WASP_AI_Course_Module2

This repo contains the code for project number 3 of the WASP_AI_Course_Module2 course assignment.

The code can be seen in the code repo COURSE_REPO

To execute the code you just need to run the following command:

python project_3.py

The code will first generate the halfmoon datasets (Train and Validation), then will train the model with different ALPHA values and will save a gif with the evolution of the linear separator that the algorithm has learned.

In the folder images you will find the results of a previous execution of the code. The format is training_alpha_{alpha}_{k}_3.gif (where k is the number of iterations of the entire dataset, alpha the learning rate, and the history of the weights is updated after 3 gradient descent, hence a single frame contains 3 gradient descent steps).

Result and evaluation

We will start calculating the gradient of $F$ for the various components of $\theta$.

$$ \frac{\partial}{\partial w_i} F = \frac{-y_i*x_i*e^{-y_i*(<w_i*x_i> + b)}}{1+e^{-y_i(<x_i,w>+b)}} $$

\[ \frac{\partial}{\partial b} F = \frac{-y_i*e^{-y_i*(<w_i*x_i> + b)}}{1+e^{-y_i(<x_i,w>+b)}} \]

This has been used to calculate the gradient of the cost function and hence perform the gradient descent. This can be seen in the code in the gradient_descent function of the project_3.py file.

We have then test the algorithm varing 2 different values:

ALPHA, with the following values: [0.01, 0.02, 0.05, 0.1, 0.2, 0.5, 1, 2, 5, 10]
And number of iterations over the entire dataset, with the following values: [1,2,3]

Varing $\alpha$ we can see how "fast" the gradient descent has been performing. We can see for instance in the following images how the decision boundary changes as we increase the value of alpha:

Decision Boundary for $\alpha = 0.01$ small_alpha

Decision Boundary for $\alpha = 0.2$ medium_alpha

Decision Boundary for $\alpha = 1$ large_alpha

In the first case ($\alpha=0.01$) we can see that the decision boundary is not very accurate since we are not able to reach a minimum before the end of the training. In the second case ($\alpha=0.2$) we can see that the decision boundary is more accurate and that our $\theta$ is closer to a minimum.
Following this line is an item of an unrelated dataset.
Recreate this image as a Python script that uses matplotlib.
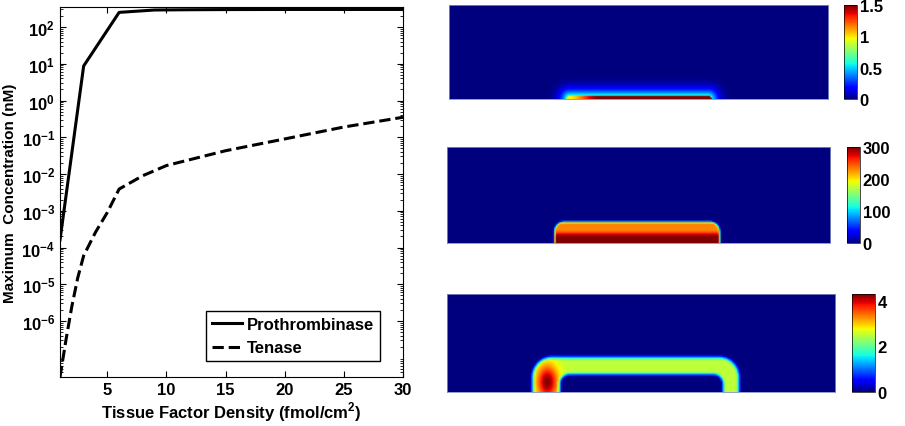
import matplotlib.pyplot as plt
import numpy as np
from matplotlib.ticker import LogLocator, NullFormatter

plt.rcParams['font.family'] = 'Liberation Sans'
plt.rcParams['font.weight'] = 'bold'
plt.rcParams['font.size'] = 12
plt.rcParams['mathtext.fontset'] = 'custom'
plt.rcParams['mathtext.rm'] = 'Liberation Sans:bold'
plt.rcParams['mathtext.bf'] = 'Liberation Sans:bold'

# left panel data
tf_pro = [1, 3, 6, 9, 12, 15, 20, 25, 30]
c_pro = [1.6e-4, 8.7, 250, 290, 295, 298, 300, 300, 300]
tf_ten = [1, 1.5, 2, 2.5, 3, 4, 5, 6, 8, 10, 15, 20, 25, 30]
c_ten = [3e-8, 3e-7, 2.5e-6, 1.5e-5, 6e-5, 2.6e-4, 9e-4, 3.9e-3, 9e-3, 1.7e-2, 4.3e-2, 9e-2, 0.19, 0.35]
xticks = [5, 10, 15, 20, 25, 30]
ydecades = [2, 1, 0, -1, -2, -3, -4, -5, -6]

# right panels: colour limits, colorbar ticks, shape of the hot region
clims = [1.5, 300, 4.3]
cticks = [[0, 0.5, 1, 1.5], [0, 100, 200, 300], [0, 2, 4]]
ctick_labels = [['0', '0.5', '1', '1.5'], ['0', '100', '200', '300'], ['0', '2', '4']]
# x0, x1 (fraction of width), top, corner radius (fraction of height)
outer = [(0.31, 0.69, 0.035, 0.03), (0.28, 0.71, 0.22, 0.1), (0.22, 0.75, 0.35, 0.2)]
inner3 = (0.29, 0.71, 0.18, 0.1)
aspect = 4.0

W, H = 905, 427
fig = plt.figure(figsize=(W / 100, H / 100), dpi=100)

def box(x0, y0, x1, y1):
    return [x0 / W, 1 - y1 / H, (x1 - x0) / W, (y1 - y0) / H]

ax = fig.add_axes(box(60, 8, 403, 378))
ax.semilogy(tf_pro, c_pro, 'k-', lw=2.2, label='Prothrombinase')
ax.semilogy(tf_ten, c_ten, 'k--', lw=2.2, label='Tenase')
ax.set_xlim(1, 30)
ax.set_ylim(3e-8, 350)
ax.set_xticks(xticks)
ax.set_yticks([10.0 ** d for d in ydecades])
ax.set_yticklabels([r'$\mathbf{10^{%d}}$' % d for d in ydecades])
ax.yaxis.set_minor_locator(LogLocator(base=10, subs=np.arange(2, 10), numticks=20))
ax.yaxis.set_minor_formatter(NullFormatter())
ax.tick_params(which='both', direction='in', top=True, right=True)
ax.tick_params(which='major', length=4)
ax.tick_params(which='minor', length=2)
ax.set_xlabel(r'Tissue Factor Density (fmol/cm$^{2}$)', fontweight='bold', labelpad=2)
ax.set_ylabel('Maximum  Concentration (nM)', fontweight='bold', fontsize=11, labelpad=3)
leg = ax.legend(loc='lower right', fancybox=False, edgecolor='k', framealpha=1,
                handlelength=1.8, handletextpad=0.25, borderpad=0.35,
                bbox_to_anchor=(0.956, 0.02))
leg.get_frame().set_linewidth(1.0)

# fields for the right panels (x measured in units of panel height)
nx, ny = 240, 60
xs = (np.arange(nx) + 0.5) / nx * aspect
ys = (np.arange(ny) + 0.5) / ny
X, Y = np.meshgrid(xs, ys)

def rdist(p):
    x0, x1, top, r = p
    cx, hw = (x0 + x1) / 2 * aspect, (x1 - x0) / 2 * aspect
    qx = np.abs(X - cx) - (hw - r)
    qy = Y - (top - r)
    qy = np.where(Y < top - r, np.minimum(qy, 0), qy)
    return np.hypot(np.maximum(qx, 0), np.maximum(qy, 0)) + np.minimum(np.maximum(qx, qy), 0) - r

def smooth(t):
    t = np.clip(t, 0, 1)
    return t * t * (3 - 2 * t)

# panel 1: thin hot layer with a soft glow above
d1 = rdist(outer[0])
ramp = 0.95 + 0.55 * smooth((X - outer[0][0] * aspect) / 0.35)
glow = 0.6 * np.exp(-np.maximum(d1, 0) / 0.09) * smooth(1 - d1 / 0.25)
f1 = np.where(d1 < 0, ramp, glow)

# panel 2: filled block, hot near the wall
d2 = rdist(outer[1])
core = 300 - 70 * smooth((Y - 0.06) / 0.08)
f2 = core * smooth(0.5 - d2 / 0.04)

# panel 3: hollow shell with a hot spot on the left corner
do = rdist(outer[2])
di = rdist(inner3)
shell = smooth(0.5 - do / 0.07) * smooth(0.5 + di / 0.06)
spot = 1.8 * np.exp(-((X - 0.258 * aspect) ** 2 / 0.012 + (Y - 0.1) ** 2 / 0.03))
f3 = shell * (2.5 + spot)

panels = [
    (box(449, 6, 828, 100), box(844, 6, 857, 100), f1),
    (box(447, 148, 830, 244), box(847, 148, 860, 244), f2),
    (box(447, 295, 835, 393), box(852, 295, 875, 393), f3),
]
for i, (rect, crect, field) in enumerate(panels):
    hax = fig.add_axes(rect)
    im = hax.imshow(field, origin='lower', cmap='jet', vmin=0, vmax=clims[i],
                    aspect='auto', interpolation='bilinear', extent=[0, 1, 0, 1])
    hax.set_xticks([])
    hax.set_yticks([])
    for s in hax.spines.values():
        s.set_color('#7f8fc0')
        s.set_linewidth(0.6)
    cax = fig.add_axes(crect)
    cb = fig.colorbar(im, cax=cax, ticks=cticks[i])
    cb.ax.set_yticklabels(ctick_labels[i])
    cb.ax.tick_params(length=0, pad=2)
    cb.outline.set_linewidth(0.5)

fig.savefig('out.png', dpi=100)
Finally, in the third case ($\alpha=1$) we can see that even if the decision boundary is quite accurate it "jumps" a lot, making very difficult to reach a precise value of $\theta$ that solves the minimization problem.

The corresponding plot of the errors are:

Train and test error for $\alpha = 0.01$ error_small_alpha

Train and test error for $\alpha = 0.2$ error_medium_alpha

Train and test error for $\alpha = 1$ error_large_alpha

Considering instead the number of iteration of training over the entire dataset, as expected we can see that with the smaller alphas, it can require multiple iterations to reach a minimum. This instead becames neglegible compared to the larger $\alpha$ values, risking however a bigger overall error.

Over the same $\alpha$ values, we can see to reach a minimum we require multiple iterations along the entire dataset. However, this can became more problematic when we increase the number of iterations, since this can cause overfitting issues, however, this problem is less visible with a linear separator since is not "precise" enuogh to allow this kind of problem to become predominant.

Three iteration over the entire dataset for $\alpha = 0.2$:

Decision Boundary for $\alpha = 0.2$ and $k = 1$ k=1

Decision Boundary for $\alpha = 0.2$ and $k = 2$ k=2

Decision Boundary for $\alpha = 0.2$ and $k = 3$ k=3

We can see how the decision boundary become more and more accurate as we increase the number of iterations.

In conclusion, both the learning rate ($\alpha$) and the number of iterations over the entire dataset ($k$) can be used to improve the performance of the learning algorithm, however, it is important to tweak these values in the correct way to avoid jumps in performance or overfitting.